Questi posti ci servono, e ci servono stabilmente: non è detto che ci siano i soldi per bandire un concorso pubblico, ma in qualche modo lo Stato deve provvedere a garantire il diritto allo studio. Perciò, facendo leva sui soldi delle due mensilità lasciate scoperte da questi contratti (luglio e agosto), il MIUR si è battuto per rendere stabile la copertura economica necessaria per finanziare questi posti di lavoro. Il MEF per un po’ ha fatto orecchie da mercante, perché si ragionava contando 12 mensilità invece di 10 e non considerando che, di fatto, quella dei supplenti è una spesa che è effettivamente costante ogni anno. Una bella differenza, in termini di conti e bilanci.

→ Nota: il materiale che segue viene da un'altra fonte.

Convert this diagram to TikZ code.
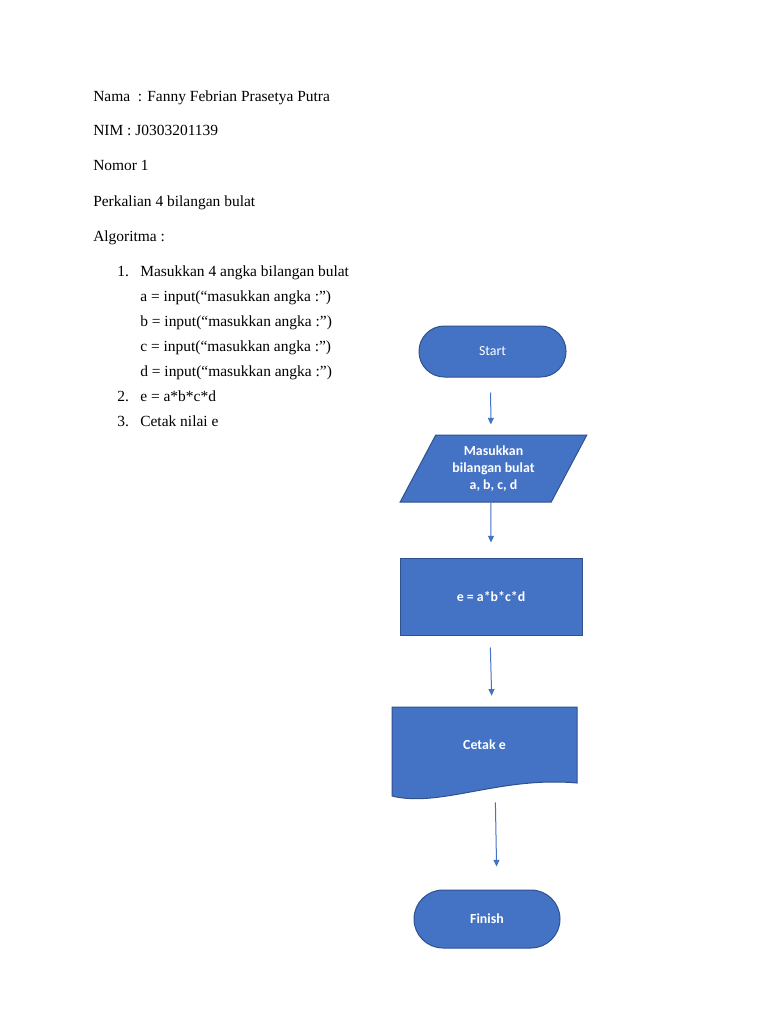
\documentclass[tikz,border=0pt]{standalone}
\usepackage{fontspec}
\setmainfont{Liberation Serif}
\newfontfamily\calibri{Carlito}
\usepackage{xcolor}
\usetikzlibrary{arrows.meta}
\usetikzlibrary{shapes.geometric}
\definecolor{wordblue}{HTML}{4472C4}
\definecolor{wordedge}{HTML}{2F528F}
\tikzstyle{txt}=[anchor=base west,inner sep=0pt,font=\fontsize{11.6}{13}\selectfont]
\tikzstyle{fclabel}=[text=white,font=\calibri\fontsize{10.4}{13}\selectfont,align=center,inner sep=2pt]
\tikzstyle{fcbox}=[fclabel,fill=wordblue,draw=wordedge,line width=.75pt]
\tikzstyle{terminal}=[fcbox,rectangle,rounded corners=19pt,minimum width=110.25pt,minimum height=38.25pt]
\tikzstyle{process}=[fcbox,rectangle,minimum width=136.5pt,minimum height=57.75pt]
\tikzstyle{io}=[fcbox,trapezium,trapezium left angle=62.4,trapezium right angle=117.6,trapezium stretches=true,minimum width=140.25pt,minimum height=50.25pt]
\tikzstyle{docbox}=[fclabel,rectangle,minimum width=138.75pt,minimum height=57pt]
\tikzstyle{docline}=[fill=wordblue,draw=wordedge,line width=.75pt]
\tikzstyle{flow}=[draw=wordblue,line width=.75pt,-{Triangle[length=5pt,width=4.5pt]}]
\begin{document}
\begin{tikzpicture}[x=0.75pt,y=-0.75pt]
	\useasboundingbox[fill=white] (0,0) rectangle (768,1024);
	% header
	\node[txt] (name)  at (93,102) {Nama\ \ : Fanny Febrian Prasetya Putra};
	\node[txt] (nim)   at (93,135) {NIM : J0303201139};
	\node[txt] (nomor) at (93,170) {Nomor 1};
	\node[txt] (title) at (93,206) {Perkalian 4 bilangan bulat};
	\node[txt] (algo)  at (93,241) {Algoritma :};
	% algorithm steps
	\node[txt] (n1) at (117,276) {1.};
	\node[txt] (s1) at (140,276) {Masukkan 4 angka bilangan bulat};
	\node[txt] (sa) at (140,301) {a = input(“masukkan angka :”)};
	\node[txt] (sb) at (140,326) {b = input(“masukkan angka :”)};
	\node[txt] (sc) at (140,351) {c = input(“masukkan angka :”)};
	\node[txt] (sd) at (140,376) {d = input(“masukkan angka :”)};
	\node[txt] (n2) at (117,401) {2.};
	\node[txt] (s2) at (140,401) {e = a*b*c*d};
	\node[txt] (n3) at (117,426) {3.};
	\node[txt] (s3) at (140,426) {Cetak nilai e};
	% flowchart
	\node[terminal] (start) at (492.5,351.5) {Start};
	\node[io] (input) at (493.5,468.5) {\bfseries Masukkan\\\bfseries bilangan bulat\\\bfseries a, b, c, d};
	\node[process] (calc) at (491,596.5) {\bfseries e = a*b*c*d};
	\draw[docline] (392,707) -- (577,707) -- (577,783) .. controls (500,776) and (440,808) .. (392,796) -- cycle;
	\node[docbox] (output) at (484.5,745) {\bfseries Cetak e};
	\node[terminal,minimum width=109.5pt,minimum height=43.5pt,rounded corners=21.75pt] (finish) at (487,919) {\bfseries Finish};
	\draw[flow,shorten <=11.25pt,shorten >=7.5pt] ([xshift=-1.5pt]start.south) -- ([xshift=-1.9pt]input.north);
	\draw[flow,shorten >=11.25pt] ([xshift=-1.9pt]input.south) -- (calc.north);
	\draw[flow,shorten <=9pt,shorten >=8.25pt] ([xshift=-0.75pt]calc.south) -- ([xshift=5.6pt]output.north);
	\draw[flow,shorten <=14.25pt,shorten >=17.25pt] ([xshift=7.9pt]output.south) -- ([xshift=7.5pt]finish.north);
\end{tikzpicture}
\end{document}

Alla fine, al MEF è stato chiarito che la contabilizzazione dei posti in deroga era sempre stata portata avanti in modo erroneo a causa di questi due equivoci, ed ecco come la legge di bilancio formalizza la questione: i fondi relativi ai posti in deroga sono contabilizzati solo per il primo anno del bilancio triennale. Questo è il motivo per cui sembra che ci siano tagli e riduzioni per i due anni successivi sulle voci relative all’istruzione obbligatoria e al relativo personale.

In questo modo, la giustificazione di Bianca Maria Granato è comprensibile; certamente, però, se nelle altre voci relative al comparto istruzione ci sono tagli (l’edilizia scolastica, ad esempio, perde molto), questo non può essere spiegato con la situazione fluida delle supplenze…

Resta da capire che cosa deciderà il governo nella prossima legge di bilancio; per allora, avendo fatto tesoro delle spiegazioni di Fusacchia, potremo valutare le scelte di governo in modo più lucido.